Pacers respond to Rick Carlisle's challenge, roll into Game 7

Pacers force a Game 7 with a dominant win over Knicks (1:00)

The Pacers send the series back to MSG with a commanding Game 6 win over the Knicks. (1:00)

INDIANAPOLIS -- When the Indiana Pacers fell behind 2-0 in their series against the New York Knicks, coach Rick Carlisle challenged the referees. When they faced elimination in Friday's Game 6, he directly challenged his players.

Carlisle tore into his team after their 30-point loss in Game 5 in New York, calling for the Pacers to improve their aggression, focus and technique. Then he put them through a tough film session Thursday reviewing time after time when the Knicks beat the Pacers to loose balls in the humbling blowout.

The veteran coach got a strong response from his young team, with the Pacers reversing nearly every facet in a 116-103 Game 6 victory that evened the series at 3-3 and set up a Game 7 on Sunday at Madison Square Garden.

After losing the rebound battle by a whopping 24 in Game 5, the Pacers won it by 12 in Game 6. After turning the ball over a crushing 18 times in Game 5, the Pacers did just eight times in Game 6. And after getting outscored by 26 points in the paint in Game 5, the Pacers scored 24 more than the Knicks in Game 6.

"Coaches challenged our effort, I think that was the biggest thing," said Pacers guard Tyrese Haliburton, who had 15 points and 9 assists. "We had some boneheaded things happen [in Game 5]. ... He just really challenged our group [players] 1-15 on how can we be better."

For the Knicks, their focus after the loss wasn't just on the forthcoming Game 7 but also prized do-everything player Josh Hart, who suffered an abdominal injury fighting for a rebound in the first quarter Friday night and labored through the game before finally coming out in the fourth quarter. He managed eight rebounds and still played more than 30 minutes, but he was not his usual impactful self.

Hart, who played 144 consecutive minutes in the series at one point, alarmed his teammates when he twice had to ask out of the game to stretch and put heating pads on the left side of his abdomen. Knicks trainers assembled a web-like array of kinesio-style tape under his uniform trying to give him some relief.
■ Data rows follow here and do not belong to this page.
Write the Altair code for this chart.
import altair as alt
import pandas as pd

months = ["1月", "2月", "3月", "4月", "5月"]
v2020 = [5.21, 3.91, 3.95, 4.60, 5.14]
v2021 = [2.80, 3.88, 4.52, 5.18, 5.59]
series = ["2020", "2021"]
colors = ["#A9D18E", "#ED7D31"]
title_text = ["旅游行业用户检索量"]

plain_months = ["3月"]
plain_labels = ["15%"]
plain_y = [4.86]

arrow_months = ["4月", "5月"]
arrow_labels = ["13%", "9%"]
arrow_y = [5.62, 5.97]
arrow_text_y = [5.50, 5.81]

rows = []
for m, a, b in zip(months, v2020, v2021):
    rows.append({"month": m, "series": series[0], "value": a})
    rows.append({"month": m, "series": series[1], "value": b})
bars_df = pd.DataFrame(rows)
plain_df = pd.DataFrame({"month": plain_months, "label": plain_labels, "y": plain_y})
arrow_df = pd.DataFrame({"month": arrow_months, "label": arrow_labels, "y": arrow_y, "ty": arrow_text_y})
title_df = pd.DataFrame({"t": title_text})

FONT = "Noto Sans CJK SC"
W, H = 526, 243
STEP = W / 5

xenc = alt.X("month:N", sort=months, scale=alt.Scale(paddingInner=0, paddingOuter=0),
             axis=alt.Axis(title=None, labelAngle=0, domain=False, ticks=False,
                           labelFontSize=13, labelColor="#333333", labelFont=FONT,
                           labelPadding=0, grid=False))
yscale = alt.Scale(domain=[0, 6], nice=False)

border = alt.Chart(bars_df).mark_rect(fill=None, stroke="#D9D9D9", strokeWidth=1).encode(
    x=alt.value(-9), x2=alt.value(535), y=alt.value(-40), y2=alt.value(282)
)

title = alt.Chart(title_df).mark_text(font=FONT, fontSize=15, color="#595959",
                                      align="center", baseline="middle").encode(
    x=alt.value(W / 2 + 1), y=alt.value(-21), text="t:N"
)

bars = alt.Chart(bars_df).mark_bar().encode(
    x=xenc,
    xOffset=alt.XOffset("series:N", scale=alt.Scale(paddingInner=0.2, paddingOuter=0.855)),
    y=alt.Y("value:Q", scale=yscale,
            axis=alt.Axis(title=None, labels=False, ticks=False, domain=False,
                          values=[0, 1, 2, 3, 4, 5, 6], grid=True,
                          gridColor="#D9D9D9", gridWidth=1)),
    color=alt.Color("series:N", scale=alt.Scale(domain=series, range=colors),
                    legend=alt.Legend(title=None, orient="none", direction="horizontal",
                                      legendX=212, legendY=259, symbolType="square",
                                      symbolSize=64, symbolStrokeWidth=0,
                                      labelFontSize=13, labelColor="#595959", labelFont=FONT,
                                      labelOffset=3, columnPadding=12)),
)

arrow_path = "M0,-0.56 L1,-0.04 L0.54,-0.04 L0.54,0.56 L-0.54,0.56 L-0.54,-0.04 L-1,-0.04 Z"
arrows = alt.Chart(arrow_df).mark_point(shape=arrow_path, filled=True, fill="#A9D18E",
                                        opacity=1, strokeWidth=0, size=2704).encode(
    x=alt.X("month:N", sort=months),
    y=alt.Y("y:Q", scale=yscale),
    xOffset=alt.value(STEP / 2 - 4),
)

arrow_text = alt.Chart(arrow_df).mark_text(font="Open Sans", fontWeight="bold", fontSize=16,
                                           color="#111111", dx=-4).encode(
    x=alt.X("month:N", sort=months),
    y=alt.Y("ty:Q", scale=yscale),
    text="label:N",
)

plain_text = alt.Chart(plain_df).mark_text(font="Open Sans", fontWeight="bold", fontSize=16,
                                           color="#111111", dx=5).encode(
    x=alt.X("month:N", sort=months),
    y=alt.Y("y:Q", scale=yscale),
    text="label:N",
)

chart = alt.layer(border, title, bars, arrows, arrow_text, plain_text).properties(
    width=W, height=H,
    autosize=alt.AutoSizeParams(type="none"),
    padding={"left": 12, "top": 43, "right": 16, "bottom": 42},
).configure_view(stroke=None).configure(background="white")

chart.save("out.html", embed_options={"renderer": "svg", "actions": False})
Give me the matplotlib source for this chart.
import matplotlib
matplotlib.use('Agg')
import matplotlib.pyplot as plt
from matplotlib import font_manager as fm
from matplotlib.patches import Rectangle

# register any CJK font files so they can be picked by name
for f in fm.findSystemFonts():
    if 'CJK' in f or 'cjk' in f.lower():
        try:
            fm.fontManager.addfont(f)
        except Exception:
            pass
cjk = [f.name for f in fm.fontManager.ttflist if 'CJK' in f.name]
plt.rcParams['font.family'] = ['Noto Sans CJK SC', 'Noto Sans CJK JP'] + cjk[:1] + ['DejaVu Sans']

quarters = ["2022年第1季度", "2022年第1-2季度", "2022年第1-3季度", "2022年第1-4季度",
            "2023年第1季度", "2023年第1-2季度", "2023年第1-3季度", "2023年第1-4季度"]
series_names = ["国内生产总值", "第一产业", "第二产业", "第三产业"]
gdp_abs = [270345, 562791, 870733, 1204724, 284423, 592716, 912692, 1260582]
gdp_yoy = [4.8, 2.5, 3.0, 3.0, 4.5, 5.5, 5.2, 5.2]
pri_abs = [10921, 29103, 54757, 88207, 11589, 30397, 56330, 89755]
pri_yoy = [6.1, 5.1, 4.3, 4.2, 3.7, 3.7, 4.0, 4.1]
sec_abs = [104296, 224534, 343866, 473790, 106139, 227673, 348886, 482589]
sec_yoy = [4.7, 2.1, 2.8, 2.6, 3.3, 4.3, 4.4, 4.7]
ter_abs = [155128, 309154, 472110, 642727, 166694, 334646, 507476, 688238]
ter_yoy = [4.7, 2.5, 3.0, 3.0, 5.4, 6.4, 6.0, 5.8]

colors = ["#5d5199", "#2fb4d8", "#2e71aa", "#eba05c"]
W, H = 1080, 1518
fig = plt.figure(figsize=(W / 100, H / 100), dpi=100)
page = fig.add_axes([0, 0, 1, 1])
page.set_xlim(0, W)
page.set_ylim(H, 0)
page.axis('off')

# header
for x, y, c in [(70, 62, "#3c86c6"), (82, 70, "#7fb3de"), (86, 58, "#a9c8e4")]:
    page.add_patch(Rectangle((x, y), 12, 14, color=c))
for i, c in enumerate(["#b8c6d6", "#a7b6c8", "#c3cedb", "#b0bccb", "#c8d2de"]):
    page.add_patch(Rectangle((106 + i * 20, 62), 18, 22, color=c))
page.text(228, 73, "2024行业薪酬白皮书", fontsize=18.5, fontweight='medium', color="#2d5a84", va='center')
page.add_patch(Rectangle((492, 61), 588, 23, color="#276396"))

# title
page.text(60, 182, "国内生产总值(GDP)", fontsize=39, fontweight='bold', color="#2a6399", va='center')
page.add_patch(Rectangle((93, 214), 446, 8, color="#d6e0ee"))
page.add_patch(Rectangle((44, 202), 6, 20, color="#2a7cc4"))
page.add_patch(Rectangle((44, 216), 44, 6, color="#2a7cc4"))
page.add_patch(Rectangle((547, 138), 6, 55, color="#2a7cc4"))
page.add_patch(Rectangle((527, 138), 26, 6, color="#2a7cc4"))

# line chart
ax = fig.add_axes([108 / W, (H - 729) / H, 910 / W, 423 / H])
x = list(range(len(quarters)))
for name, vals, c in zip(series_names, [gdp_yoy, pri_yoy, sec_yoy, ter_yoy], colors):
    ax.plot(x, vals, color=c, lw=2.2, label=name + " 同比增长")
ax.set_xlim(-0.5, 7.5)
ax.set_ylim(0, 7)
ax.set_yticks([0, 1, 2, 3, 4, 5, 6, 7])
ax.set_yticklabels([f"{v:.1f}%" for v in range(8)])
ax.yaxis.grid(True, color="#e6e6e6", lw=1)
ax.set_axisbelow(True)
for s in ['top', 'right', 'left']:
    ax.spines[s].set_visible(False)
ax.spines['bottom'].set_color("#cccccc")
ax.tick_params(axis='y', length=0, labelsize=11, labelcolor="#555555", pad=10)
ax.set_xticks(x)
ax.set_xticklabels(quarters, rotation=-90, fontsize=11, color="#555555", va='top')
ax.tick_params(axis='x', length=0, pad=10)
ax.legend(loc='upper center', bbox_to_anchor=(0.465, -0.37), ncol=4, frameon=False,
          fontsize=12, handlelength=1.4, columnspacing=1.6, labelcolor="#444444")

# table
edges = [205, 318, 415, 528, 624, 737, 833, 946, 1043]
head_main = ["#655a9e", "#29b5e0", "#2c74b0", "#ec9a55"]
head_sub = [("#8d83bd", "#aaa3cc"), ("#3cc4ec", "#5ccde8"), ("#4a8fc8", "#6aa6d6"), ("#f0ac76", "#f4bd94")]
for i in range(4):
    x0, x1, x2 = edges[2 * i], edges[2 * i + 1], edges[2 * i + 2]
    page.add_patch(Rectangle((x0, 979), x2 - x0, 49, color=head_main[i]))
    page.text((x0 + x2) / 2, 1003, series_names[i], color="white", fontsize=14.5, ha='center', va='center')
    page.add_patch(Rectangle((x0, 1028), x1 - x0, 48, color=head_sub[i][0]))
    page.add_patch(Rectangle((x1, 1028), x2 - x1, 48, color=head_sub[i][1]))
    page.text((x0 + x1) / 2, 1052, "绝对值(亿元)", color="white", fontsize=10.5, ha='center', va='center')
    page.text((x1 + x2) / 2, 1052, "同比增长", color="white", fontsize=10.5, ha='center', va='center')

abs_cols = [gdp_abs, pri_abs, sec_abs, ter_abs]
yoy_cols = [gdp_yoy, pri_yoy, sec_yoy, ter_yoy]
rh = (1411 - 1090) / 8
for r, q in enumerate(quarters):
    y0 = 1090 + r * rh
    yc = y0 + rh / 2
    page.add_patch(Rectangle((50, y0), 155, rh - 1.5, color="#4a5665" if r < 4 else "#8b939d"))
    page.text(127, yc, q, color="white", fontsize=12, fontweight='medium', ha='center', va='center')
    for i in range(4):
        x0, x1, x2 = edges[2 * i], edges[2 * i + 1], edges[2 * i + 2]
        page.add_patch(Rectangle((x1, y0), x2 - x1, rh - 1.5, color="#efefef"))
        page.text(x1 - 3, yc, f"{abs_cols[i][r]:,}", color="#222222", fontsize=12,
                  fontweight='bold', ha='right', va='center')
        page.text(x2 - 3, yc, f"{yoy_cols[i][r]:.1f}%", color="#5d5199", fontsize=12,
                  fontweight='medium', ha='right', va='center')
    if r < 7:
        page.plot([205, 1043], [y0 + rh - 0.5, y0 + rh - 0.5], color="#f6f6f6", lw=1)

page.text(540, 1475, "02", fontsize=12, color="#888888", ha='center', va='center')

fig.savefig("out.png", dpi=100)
Knicks coach Tom Thibodeau didn't have a postgame update on Hart, who left the game without speaking to reporters. But to a man, his Knicks teammates said they expected he would play Sunday afternoon despite a tight turnaround.

"I would assume he's going to play," Knicks star Jalen Brunson said. "It's Game 7."

"Him asking out is not a good sign, but I think he'll bounce back," Miles McBride said.

"Knowing him, he'll do whatever to play," Isaiah Hartenstein said. "If his leg's not falling off, he'll do whatever to play."

How well Hart might be able to play is another question.

The Pacers could see Hart was struggling and not able to be his typically active self. With the Knicks already playing small, as they are without three forwards and a center due to injury, the Pacers went after Hart defensively with their size. Indiana shot 14-of-20 against Hart when he was the primary defender, according to ESPN Stats & Information, a huge departure from his normal style.

Forward Pascal Siakam, who had 25 points in his best game of the series, and center Myles Turner, who had 17 points, were among the attackers on Hart and the other Knicks interior defenders.

"It was just activity. We played harder tonight, which was a must," Carlisle said. "We moved the ball better and we got more rebounds, and that's obviously a big key to the series."

Throughout the past two weeks, so much of the competition and strategy between the teams has centered on Brunson. The back-and-forth of the Pacers changing defenders and schemes against the Knicks unveiling wrinkles and lineup changes has largely defined the series.

Aaron Nesmith, who has drawn the primary assignment in the past four games, was more active in fighting over and around screens than in Game 5 when the Knicks were repeatedly able to free Brunson from his control. Brunson had less space Friday, especially early in the game, and even when he did get clean looks, he misfired.

Brunson made his first two shots in the first quarter and then missed his next 11; that 2-of-13 was the worst shooting half of his playoff career.

He rebounded in the second half and was able to get free from Nesmith, scoring 26 of his 31 points and making 9 of 13 shots, but the Knicks were already down more than 20 when he got going.

Pacers reserve guard T.J. McConnell, who had 15 points off the bench, was also part of the effort on Brunson.

"They try to make things difficult," Brunson said. "And I have to adjust as well. Show me different looks and I have to do a better job of reading it."

But the Pacers didn't think they had anything with Brunson figured out. He has two 40-point games at home in this series, and most of the Pacers' key players will be taking part in their first Game 7.

"We gotta brace for Sunday. We know the kind of effort [Brunson] is going to bring on Sunday," Carlisle said. "And we must be ready."